Apart from some special rules as mentioned above, in the case of a foreign defendant, the ordinary regime in the Brussels 1bis Regulation refers to the national rules on international competence. Since the UPC cannot apply these non-uniform national rules of international competence, Regulation 542/2014 provides that, in the case of a defendant residing outside the EU, Chapter II of the Brussels 1bis Regulation will apply (“where appropriate“, a mysterious qualification in the rule).
Consequently, except (obviously) the application of the rule of competence in favour of the court of the country where the defendant is residing or has its place of business (here, per hypothesis, outside the EU), the rules known within the EU and made applicable by the reform will be able to give rise to competence of the UPC over actions against a foreign defendant.

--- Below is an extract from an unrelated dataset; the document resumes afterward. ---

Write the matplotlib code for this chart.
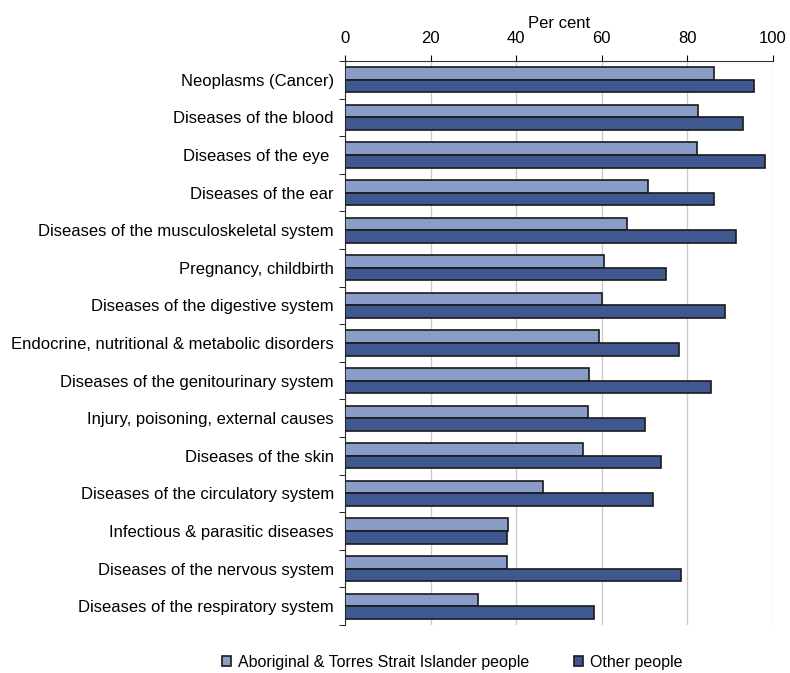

This applies inter alia to the competence rule based on the place of infringement: the UPC is competent regarding a foreign defendant if the place of infringement is in a UPC State or the effects of the infringement occur there.
Very curiously, when applying Chapter II of the Brussels 1bis Regulation to a foreign defendant, the competence of the UPC is limited when dealing with damages arising outside the EU as a result of an infringement committed in the EU. Indeed, this aspect of competence is subject to the double condition that (1) the foreign defendant’s property is located in a UPC State and (2) the dispute is sufficiently connected to a UPC State. This unclear provision has already raised questions and criticism.